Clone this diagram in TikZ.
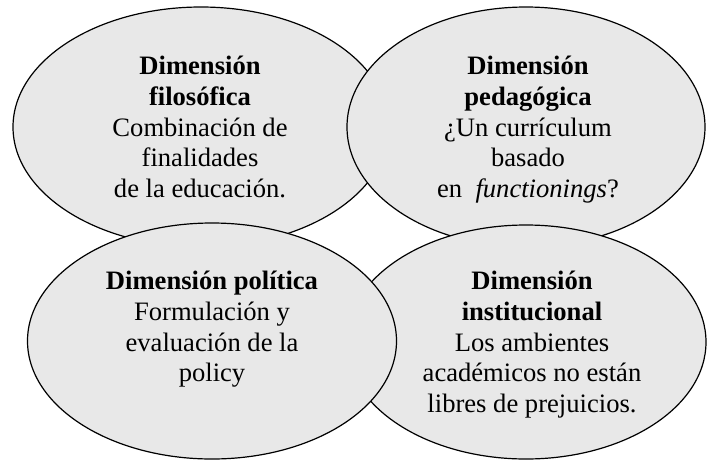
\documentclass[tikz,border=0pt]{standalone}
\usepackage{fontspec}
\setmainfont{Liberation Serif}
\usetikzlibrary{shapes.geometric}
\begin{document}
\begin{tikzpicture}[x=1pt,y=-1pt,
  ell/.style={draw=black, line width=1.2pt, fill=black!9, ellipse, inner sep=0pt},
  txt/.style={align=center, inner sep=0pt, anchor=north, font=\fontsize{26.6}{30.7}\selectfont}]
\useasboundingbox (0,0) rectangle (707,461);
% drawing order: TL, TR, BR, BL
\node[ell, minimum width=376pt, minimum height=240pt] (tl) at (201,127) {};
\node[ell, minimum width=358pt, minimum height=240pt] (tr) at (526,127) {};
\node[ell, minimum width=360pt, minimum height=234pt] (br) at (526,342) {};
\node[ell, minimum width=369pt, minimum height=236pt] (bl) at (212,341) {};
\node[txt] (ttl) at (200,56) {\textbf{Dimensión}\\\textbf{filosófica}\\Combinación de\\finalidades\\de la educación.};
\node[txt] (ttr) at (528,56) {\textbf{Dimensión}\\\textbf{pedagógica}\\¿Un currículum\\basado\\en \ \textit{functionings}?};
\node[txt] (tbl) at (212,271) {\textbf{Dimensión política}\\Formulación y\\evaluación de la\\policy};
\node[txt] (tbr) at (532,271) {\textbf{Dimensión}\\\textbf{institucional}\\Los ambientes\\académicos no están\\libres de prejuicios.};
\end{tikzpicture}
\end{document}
* * *
#### BRIEF:
Set every line down exactly as written, leaving each picture out.

#### EXERCISE ANSWER:
Clone this diagram in TikZ.
\documentclass[tikz,border=0pt]{standalone}
\usepackage{fontspec}
\setmainfont{Liberation Serif}
\usetikzlibrary{shapes.geometric}
\begin{document}
\begin{tikzpicture}[x=1pt,y=-1pt,
  ell/.style={draw=black, line width=1.2pt, fill=black!9, ellipse, inner sep=0pt},
  txt/.style={align=center, inner sep=0pt, anchor=north, font=\fontsize{26.6}{30.7}\selectfont}]
\useasboundingbox (0,0) rectangle (707,461);
% drawing order: TL, TR, BR, BL
\node[ell, minimum width=376pt, minimum height=240pt] (tl) at (201,127) {};
\node[ell, minimum width=358pt, minimum height=240pt] (tr) at (526,127) {};
\node[ell, minimum width=360pt, minimum height=234pt] (br) at (526,342) {};
\node[ell, minimum width=369pt, minimum height=236pt] (bl) at (212,341) {};
\node[txt] (ttl) at (200,56) {\textbf{Dimensión}\\\textbf{filosófica}\\Combinación de\\finalidades\\de la educación.};
\node[txt] (ttr) at (528,56) {\textbf{Dimensión}\\\textbf{pedagógica}\\¿Un currículum\\basado\\en \ \textit{functionings}?};
\node[txt] (tbl) at (212,271) {\textbf{Dimensión política}\\Formulación y\\evaluación de la\\policy};
\node[txt] (tbr) at (532,271) {\textbf{Dimensión}\\\textbf{institucional}\\Los ambientes\\académicos no están\\libres de prejuicios.};
\end{tikzpicture}
\end{document}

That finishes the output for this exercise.